For the full fiscal year, management now expects EPS of $12.77 to $12.97 and revenue between $10.85 billion and $11.00 billion. Those ranges sit well below analyst consensus of $14.45 per share and $11.18 billion in revenue, respectively, which prompted a swift negative reaction in the stock market.

Management quantified the tariff impact at roughly $240 million for the year. CFO Meghan Frank said the elimination of the de minimis exemption—which previously exempted certain low-value shipments from tariffs—represents about 1.7 percentage points of the total 2.2 percentage-point drag on profit tied to tariff changes.

Context & Impact

The tariff-driven guidance cut compounds other pressures on the retailer: margins contracted, and U.S. product categories such as lounge and socialwear underperformed. CEO Calvin McDonald identified longer product lifecycles and predictability in casual offerings as underlying problems that limited demand in the U.S.

Outlook for the next quarter also disappointed: revenue is forecast at $2.47–$2.50 billion (consensus $2.57 billion) and EPS is expected at $2.18–$2.23 (consensus $2.93). Investors interpreted the gap between guidance and expectations as a signal of weaker near-term top-line momentum.
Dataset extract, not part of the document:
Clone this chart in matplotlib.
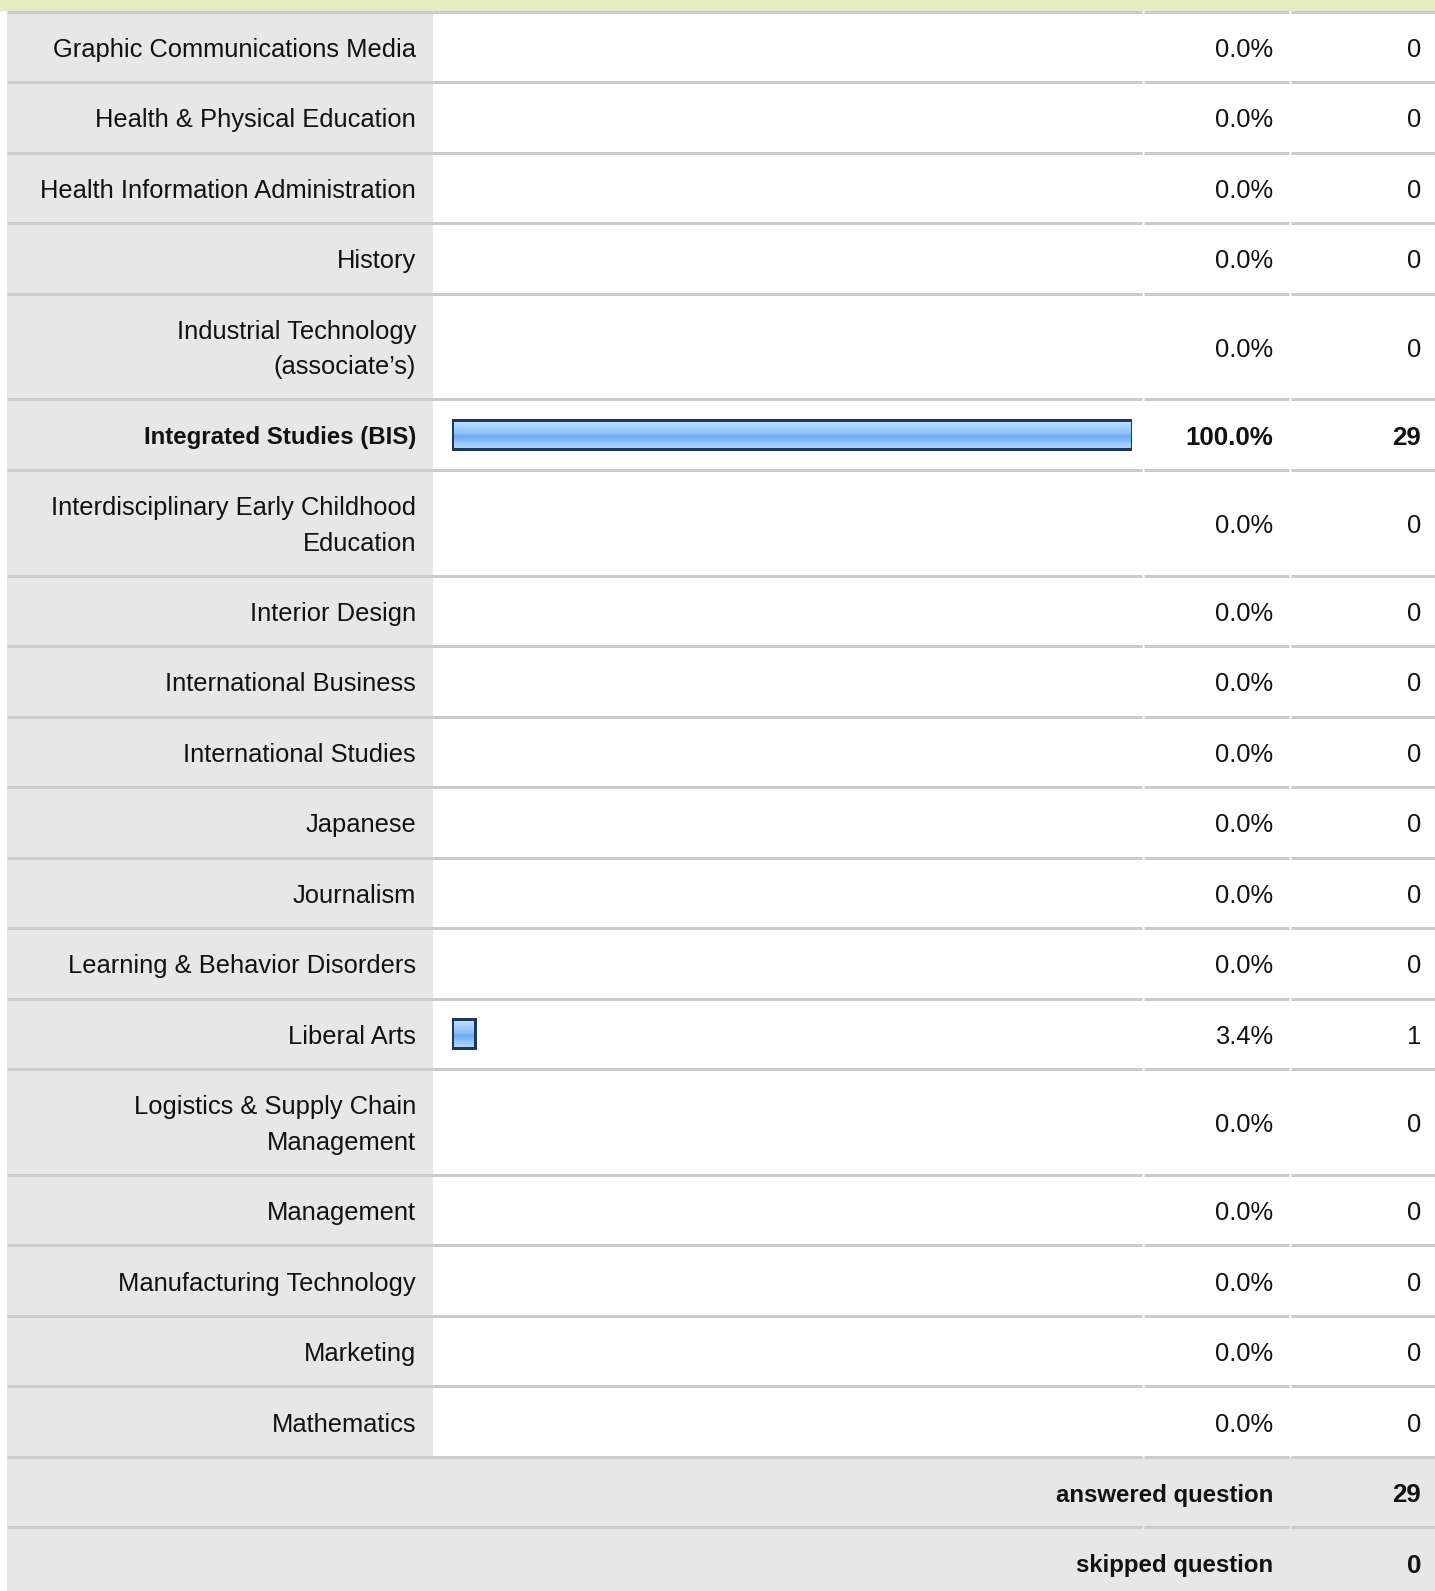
import numpy as np
import matplotlib.pyplot as plt
from matplotlib.patches import Rectangle
from matplotlib.colors import LinearSegmentedColormap

# survey rows
labels = [
    'Graphic Communications Media',
    'Health & Physical Education',
    'Health Information Administration',
    'History',
    'Industrial Technology\n(associate\u2019s)',
    'Integrated Studies (BIS)',
    'Interdisciplinary Early Childhood\nEducation',
    'Interior Design',
    'International Business',
    'International Studies',
    'Japanese',
    'Journalism',
    'Learning & Behavior Disorders',
    'Liberal Arts',
    'Logistics & Supply Chain\nManagement',
    'Management',
    'Manufacturing Technology',
    'Marketing',
    'Mathematics',
]
percents = [0.0, 0.0, 0.0, 0.0, 0.0, 100.0, 0.0, 0.0, 0.0, 0.0,
            0.0, 0.0, 0.0, 3.4, 0.0, 0.0, 0.0, 0.0, 0.0]
counts = [0, 0, 0, 0, 0, 29, 0, 0, 0, 0, 0, 0, 0, 1, 0, 0, 0, 0, 0]
summary_labels = ['answered question', 'skipped question']
summary_values = [29, 0]

W, H = 1435, 1591
grey = '#e7e7e7'
line_c = '#cbcbcb'
yellow = '#e6ecc0'
txt_c = '#111111'
font = 'Liberation Sans'
fs, fs_b, fs_bn = 18.4, 17.3, 18.6

fig = plt.figure(figsize=(W / 100, H / 100), dpi=100)
ax = fig.add_axes([0, 0, 1, 1])
ax.set_xlim(0, W)
ax.set_ylim(H, 0)
ax.axis('off')

# column geometry (pixels)
left, lab_right = 7, 433
lab_x, pct_x, cnt_x = 416, 1273, 1421
gaps = [1143, 1290]
row_h = 70.5
line_gap = 35.5
lw_px = 3 * 72 / 100

ax.add_patch(Rectangle((0, 0), W, 10.5, color=yellow, lw=0))


def hline(y):
    xs = [left] + gaps + [W]
    for i in range(len(xs) - 1):
        a = xs[i] + (1 if i > 0 else 0)
        b = xs[i + 1] - (1 if i < len(xs) - 2 else 0)
        ax.plot([a, b], [y, y], color=line_c, lw=lw_px, solid_capstyle='butt', zorder=2)


def put(x, mid, s, size, bold=False):
    # baseline placement so that capitals sit centred in the row
    cap = size / 72 * 100 * 0.716
    lines = s.split('\n')
    n = len(lines)
    for i, ln in enumerate(lines):
        yb = mid + cap / 2 + 1 + (i - (n - 1) / 2) * line_gap
        ax.text(x, yb, ln, ha='right', va='baseline', fontsize=size, family=font,
                color=txt_c, weight='bold' if bold else 'normal')


y = 11.5
centers = []
for lab, p, c in zip(labels, percents, counts):
    n = lab.count('\n') + 1
    h = row_h * (1 + 0.5 * (n - 1))
    ax.add_patch(Rectangle((left, y), lab_right - left, h, color=grey, lw=0, zorder=1))
    hline(y)
    mid = y + h / 2
    centers.append(mid)
    b = c == max(counts)
    put(lab_x, mid, lab, fs_b if b else fs, b)
    put(pct_x, mid, f'{p:.1f}%', fs_bn if b else fs, b)
    put(cnt_x, mid, str(c), fs_bn if b else fs, b)
    y += h

for lab, v in zip(summary_labels, summary_values):
    ax.add_patch(Rectangle((left, y), W - left, row_h, color=grey, lw=0, zorder=1))
    hline(y)
    mid = y + row_h / 2
    put(pct_x, mid, lab, fs_b, True)
    put(cnt_x, mid, str(v), fs_bn, True)
    y += row_h

# bar axes: 0..100 % across the bar column
bx = fig.add_axes([451.5 / W, 0, (1131.5 - 451.5) / W, 1])
bx.set_xlim(0, 100)
bx.set_ylim(H, 0)
bx.axis('off')
bx.patch.set_alpha(0)

cmap = LinearSegmentedColormap.from_list('bar', [
    (0.0, '#cde5ff'), (0.2, '#a9d3ff'), (0.45, '#8ec2fb'), (0.55, '#74adee'),
    (0.7, '#7fb6f2'), (0.8, '#99c9fc'), (1.0, '#b0d7ff')])
grad = np.linspace(0, 1, 64).reshape(-1, 1)

nz = [i for i, p in enumerate(percents) if p > 0]
bars = bx.barh([centers[i] for i in nz], [percents[i] for i in nz], height=29,
               facecolor='none', edgecolor='#1c375a', lw=lw_px, zorder=5)
for b in bars:
    x0, y0, w, h = b.get_x(), b.get_y(), b.get_width(), b.get_height()
    im = bx.imshow(grad, extent=(x0, x0 + w, y0 + h, y0), aspect='auto',
                   cmap=cmap, origin='upper', zorder=4)
    im.set_clip_path(b)
bx.set_xlim(0, 100)
bx.set_ylim(H, 0)

fig.savefig('out.png', dpi=100)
  • Short-term: lower margins and reduced earnings guidance tightened investor confidence, driving a >12% after-hours drop and contributing to a year-to-date share decline of more than 45%.
  • Medium-term: the company plans to accelerate product refreshes and increase the share of new styles to 35% of assortment by next spring to regain U.S. momentum.

Official Statements

“The increased rates and removal of the de minimis provisions have played a large part in our guidance reduction for the year,”

Calvin McDonald, CEO

“The de minimis change represents roughly 1.7 percentage points of the 2.2-point tariff-related decline in profit we now expect,”

Meghan Frank, CFO

Unconfirmed

  • Whether the $240 million estimate fully captures indirect or delayed effects of tariff policy changes beyond FY25.
  • Timing and magnitude of revenue recovery if the planned product assortment changes accelerate demand in the U.S.

Bottom Line

Lululemon delivered mixed operational results: an EPS beat was overshadowed by a revenue miss, margin pressure and an unexpectedly large tariff headwind that led management to cut full-year guidance. The company has outlined product and design changes to restore growth, but investors will be watching next-quarter sales and margins to gauge whether those fixes and macro policies will allow the brand to regain momentum.